-- BEGIN --

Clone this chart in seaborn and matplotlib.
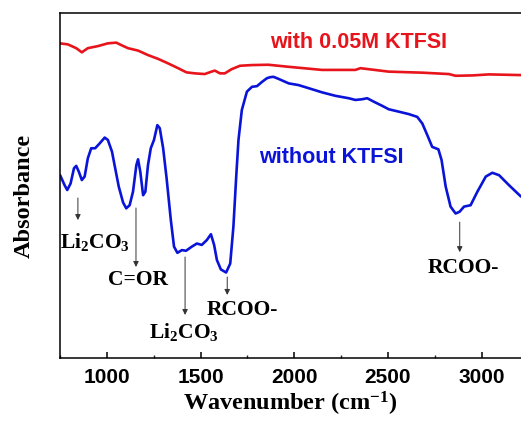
import numpy as np
import pandas as pd
import matplotlib
matplotlib.use("Agg")
import matplotlib.pyplot as plt
import seaborn as sns
from matplotlib.ticker import MultipleLocator

# ---- data (arbitrary absorbance units) ----
red_wn = [749, 791, 836, 866, 898, 952, 1005, 1050, 1076, 1112, 1166, 1219, 1273,
          1326, 1380, 1424, 1469, 1522, 1558, 1576, 1603, 1629, 1665, 1710, 1772,
          1861, 1970, 2148, 2326, 2353, 2504, 2683, 2825, 2861, 2950, 3039, 3210]
red_abs = [0.912, 0.909, 0.898, 0.886, 0.898, 0.904, 0.912, 0.914, 0.907, 0.898,
           0.891, 0.878, 0.867, 0.854, 0.840, 0.828, 0.825, 0.823, 0.830, 0.833,
           0.825, 0.825, 0.837, 0.847, 0.849, 0.850, 0.844, 0.835, 0.835, 0.840,
           0.830, 0.827, 0.823, 0.818, 0.819, 0.822, 0.820]

blue_wn = [750, 774, 788, 806, 824, 836, 850, 866, 881, 898, 916, 937, 961, 988,
           1005, 1027, 1044, 1063, 1086, 1103, 1121, 1139, 1157, 1166, 1178, 1193,
           1205, 1219, 1234, 1251, 1269, 1282, 1300, 1318, 1341, 1358, 1376, 1400,
           1422, 1453, 1480, 1506, 1533, 1555, 1572, 1587, 1608, 1636, 1658, 1675,
           1690, 1702, 1720, 1747, 1774, 1801, 1827, 1854, 1872, 1889, 1916, 1970,
           2023, 2077, 2148, 2219, 2290, 2326, 2362, 2389, 2424, 2469, 2504, 2558,
           2611, 2656, 2683, 2710, 2736, 2769, 2786, 2808, 2834, 2861, 2882, 2906,
           2941, 2977, 3022, 3057, 3093, 3146, 3210]
blue_abs = [0.530, 0.501, 0.487, 0.506, 0.550, 0.557, 0.540, 0.516, 0.526, 0.579,
            0.608, 0.608, 0.622, 0.639, 0.632, 0.598, 0.550, 0.497, 0.451, 0.434,
            0.443, 0.482, 0.559, 0.576, 0.540, 0.472, 0.482, 0.559, 0.608, 0.632,
            0.675, 0.666, 0.608, 0.523, 0.400, 0.323, 0.305, 0.313, 0.311, 0.323,
            0.332, 0.328, 0.342, 0.359, 0.328, 0.284, 0.257, 0.248, 0.274, 0.381,
            0.526, 0.632, 0.719, 0.772, 0.786, 0.788, 0.800, 0.811, 0.814, 0.815,
            0.809, 0.796, 0.791, 0.782, 0.770, 0.760, 0.753, 0.748, 0.750, 0.753,
            0.743, 0.731, 0.721, 0.714, 0.707, 0.699, 0.680, 0.646, 0.612, 0.605,
            0.574, 0.497, 0.439, 0.419, 0.424, 0.439, 0.443, 0.482, 0.526, 0.537,
            0.530, 0.501, 0.468]

series_labels = ["with 0.05M KTFSI", "without KTFSI"]
x_ticks = [1000, 1500, 2000, 2500, 3000]

# annotations: text, arrow x, arrow start y, arrow end y, text x, text y
ann_text = [r"Li$_2$CO$_3$", "C=OR", r"Li$_2$CO$_3$", "RCOO-", "RCOO-"]
ann_x = [845, 1155, 1417, 1642, 2883]
ann_y0 = [0.464, 0.435, 0.293, 0.235, 0.394]
ann_y1 = [0.400, 0.264, 0.125, 0.183, 0.307]
ann_tx = [936, 1166, 1412, 1722, 2904]
ann_ty = [0.336, 0.226, 0.075, 0.139, 0.261]

red_df = pd.DataFrame({"wn": red_wn, "A": red_abs})
blue_df = pd.DataFrame({"wn": blue_wn, "A": blue_abs})

sns.set_theme(style="white")
plt.rcParams["font.family"] = ["Liberation Sans", "DejaVu Sans"]
plt.rcParams["mathtext.fontset"] = "custom"
plt.rcParams["mathtext.default"] = "regular"

fig = plt.figure(figsize=(5.21, 4.32), dpi=100)
ax = fig.add_axes([0.115, 0.171, 0.885, 0.799])

sns.lineplot(data=red_df, x="wn", y="A", color="#e8141b", lw=1.9, ax=ax, sort=False)
sns.lineplot(data=blue_df, x="wn", y="A", color="#0a14d8", lw=1.9, ax=ax, sort=False)
for ln in ax.lines:
    ln.set_solid_joinstyle("round")
    ln.set_solid_capstyle("round")

ax.set_xlim(749, 3210)
ax.set_ylim(0, 1)
ax.set_yticks([])
ax.xaxis.set_major_locator(MultipleLocator(500))
ax.xaxis.set_minor_locator(MultipleLocator(250))
ax.set_xticks(x_ticks)
ax.tick_params(axis="x", which="major", direction="in", length=4.5, width=1.1,
               bottom=True, pad=7, labelsize=15, colors="black")
ax.tick_params(axis="x", which="minor", direction="in", length=2.5, width=1.0, bottom=True)
for lab in ax.get_xticklabels():
    lab.set_fontweight("bold")
    lab.set_family(["Liberation Sans"])

for side in ["left", "bottom", "top"]:
    ax.spines[side].set_visible(True)
    ax.spines[side].set_color("black")
    ax.spines[side].set_linewidth(1.1)
ax.spines["right"].set_visible(False)

serif = ["Liberation Serif", "DejaVu Serif"]
ax.set_xlabel(r"Wavenumber (cm$^{-1}$)", fontsize=17.5, fontweight="bold",
              family=serif, labelpad=2, color="black")
ax.set_ylabel("Absorbance", fontsize=17.5, fontweight="bold", family=serif,
              color="black")
ax.yaxis.set_label_coords(-0.054, 0.47)

ax.text(2342, 0.913, series_labels[0], color="#e8141b", fontsize=15.5,
        fontweight="bold", ha="center", va="center", family=["Liberation Sans"])
ax.text(2198, 0.580, series_labels[1], color="#0a14d8", fontsize=15.5,
        fontweight="bold", ha="center", va="center", family=["Liberation Sans"])

for t, x, y0, y1, tx, ty in zip(ann_text, ann_x, ann_y0, ann_y1, ann_tx, ann_ty):
    ax.annotate("", xy=(x, y1), xytext=(x, y0),
                arrowprops=dict(arrowstyle="-|>", color="#333333", lw=0.7,
                                mutation_scale=8, shrinkA=0, shrinkB=0))
    ax.text(tx, ty, t, fontsize=15.5, fontweight="bold", family=serif,
            ha="center", va="center", color="black")

fig.savefig("out.png", dpi=100, facecolor="white")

-- END --

#### Requirements:
Transcribe the material exactly, and leave out whatever pictures it holds.

#### Task solution:
Clone this chart in seaborn and matplotlib.
import numpy as np
import pandas as pd
import matplotlib
matplotlib.use("Agg")
import matplotlib.pyplot as plt
import seaborn as sns
from matplotlib.ticker import MultipleLocator

# ---- data (arbitrary absorbance units) ----
red_wn = [749, 791, 836, 866, 898, 952, 1005, 1050, 1076, 1112, 1166, 1219, 1273,
          1326, 1380, 1424, 1469, 1522, 1558, 1576, 1603, 1629, 1665, 1710, 1772,
          1861, 1970, 2148, 2326, 2353, 2504, 2683, 2825, 2861, 2950, 3039, 3210]
red_abs = [0.912, 0.909, 0.898, 0.886, 0.898, 0.904, 0.912, 0.914, 0.907, 0.898,
           0.891, 0.878, 0.867, 0.854, 0.840, 0.828, 0.825, 0.823, 0.830, 0.833,
           0.825, 0.825, 0.837, 0.847, 0.849, 0.850, 0.844, 0.835, 0.835, 0.840,
           0.830, 0.827, 0.823, 0.818, 0.819, 0.822, 0.820]

blue_wn = [750, 774, 788, 806, 824, 836, 850, 866, 881, 898, 916, 937, 961, 988,
           1005, 1027, 1044, 1063, 1086, 1103, 1121, 1139, 1157, 1166, 1178, 1193,
           1205, 1219, 1234, 1251, 1269, 1282, 1300, 1318, 1341, 1358, 1376, 1400,
           1422, 1453, 1480, 1506, 1533, 1555, 1572, 1587, 1608, 1636, 1658, 1675,
           1690, 1702, 1720, 1747, 1774, 1801, 1827, 1854, 1872, 1889, 1916, 1970,
           2023, 2077, 2148, 2219, 2290, 2326, 2362, 2389, 2424, 2469, 2504, 2558,
           2611, 2656, 2683, 2710, 2736, 2769, 2786, 2808, 2834, 2861, 2882, 2906,
           2941, 2977, 3022, 3057, 3093, 3146, 3210]
blue_abs = [0.530, 0.501, 0.487, 0.506, 0.550, 0.557, 0.540, 0.516, 0.526, 0.579,
            0.608, 0.608, 0.622, 0.639, 0.632, 0.598, 0.550, 0.497, 0.451, 0.434,
            0.443, 0.482, 0.559, 0.576, 0.540, 0.472, 0.482, 0.559, 0.608, 0.632,
            0.675, 0.666, 0.608, 0.523, 0.400, 0.323, 0.305, 0.313, 0.311, 0.323,
            0.332, 0.328, 0.342, 0.359, 0.328, 0.284, 0.257, 0.248, 0.274, 0.381,
            0.526, 0.632, 0.719, 0.772, 0.786, 0.788, 0.800, 0.811, 0.814, 0.815,
            0.809, 0.796, 0.791, 0.782, 0.770, 0.760, 0.753, 0.748, 0.750, 0.753,
            0.743, 0.731, 0.721, 0.714, 0.707, 0.699, 0.680, 0.646, 0.612, 0.605,
            0.574, 0.497, 0.439, 0.419, 0.424, 0.439, 0.443, 0.482, 0.526, 0.537,
            0.530, 0.501, 0.468]

series_labels = ["with 0.05M KTFSI", "without KTFSI"]
x_ticks = [1000, 1500, 2000, 2500, 3000]

# annotations: text, arrow x, arrow start y, arrow end y, text x, text y
ann_text = [r"Li$_2$CO$_3$", "C=OR", r"Li$_2$CO$_3$", "RCOO-", "RCOO-"]
ann_x = [845, 1155, 1417, 1642, 2883]
ann_y0 = [0.464, 0.435, 0.293, 0.235, 0.394]
ann_y1 = [0.400, 0.264, 0.125, 0.183, 0.307]
ann_tx = [936, 1166, 1412, 1722, 2904]
ann_ty = [0.336, 0.226, 0.075, 0.139, 0.261]

red_df = pd.DataFrame({"wn": red_wn, "A": red_abs})
blue_df = pd.DataFrame({"wn": blue_wn, "A": blue_abs})

sns.set_theme(style="white")
plt.rcParams["font.family"] = ["Liberation Sans", "DejaVu Sans"]
plt.rcParams["mathtext.fontset"] = "custom"
plt.rcParams["mathtext.default"] = "regular"

fig = plt.figure(figsize=(5.21, 4.32), dpi=100)
ax = fig.add_axes([0.115, 0.171, 0.885, 0.799])

sns.lineplot(data=red_df, x="wn", y="A", color="#e8141b", lw=1.9, ax=ax, sort=False)
sns.lineplot(data=blue_df, x="wn", y="A", color="#0a14d8", lw=1.9, ax=ax, sort=False)
for ln in ax.lines:
    ln.set_solid_joinstyle("round")
    ln.set_solid_capstyle("round")

ax.set_xlim(749, 3210)
ax.set_ylim(0, 1)
ax.set_yticks([])
ax.xaxis.set_major_locator(MultipleLocator(500))
ax.xaxis.set_minor_locator(MultipleLocator(250))
ax.set_xticks(x_ticks)
ax.tick_params(axis="x", which="major", direction="in", length=4.5, width=1.1,
               bottom=True, pad=7, labelsize=15, colors="black")
ax.tick_params(axis="x", which="minor", direction="in", length=2.5, width=1.0, bottom=True)
for lab in ax.get_xticklabels():
    lab.set_fontweight("bold")
    lab.set_family(["Liberation Sans"])

for side in ["left", "bottom", "top"]:
    ax.spines[side].set_visible(True)
    ax.spines[side].set_color("black")
    ax.spines[side].set_linewidth(1.1)
ax.spines["right"].set_visible(False)

serif = ["Liberation Serif", "DejaVu Serif"]
ax.set_xlabel(r"Wavenumber (cm$^{-1}$)", fontsize=17.5, fontweight="bold",
              family=serif, labelpad=2, color="black")
ax.set_ylabel("Absorbance", fontsize=17.5, fontweight="bold", family=serif,
              color="black")
ax.yaxis.set_label_coords(-0.054, 0.47)

ax.text(2342, 0.913, series_labels[0], color="#e8141b", fontsize=15.5,
        fontweight="bold", ha="center", va="center", family=["Liberation Sans"])
ax.text(2198, 0.580, series_labels[1], color="#0a14d8", fontsize=15.5,
        fontweight="bold", ha="center", va="center", family=["Liberation Sans"])

for t, x, y0, y1, tx, ty in zip(ann_text, ann_x, ann_y0, ann_y1, ann_tx, ann_ty):
    ax.annotate("", xy=(x, y1), xytext=(x, y0),
                arrowprops=dict(arrowstyle="-|>", color="#333333", lw=0.7,
                                mutation_scale=8, shrinkA=0, shrinkB=0))
    ax.text(tx, ty, t, fontsize=15.5, fontweight="bold", family=serif,
            ha="center", va="center", color="black")

fig.savefig("out.png", dpi=100, facecolor="white")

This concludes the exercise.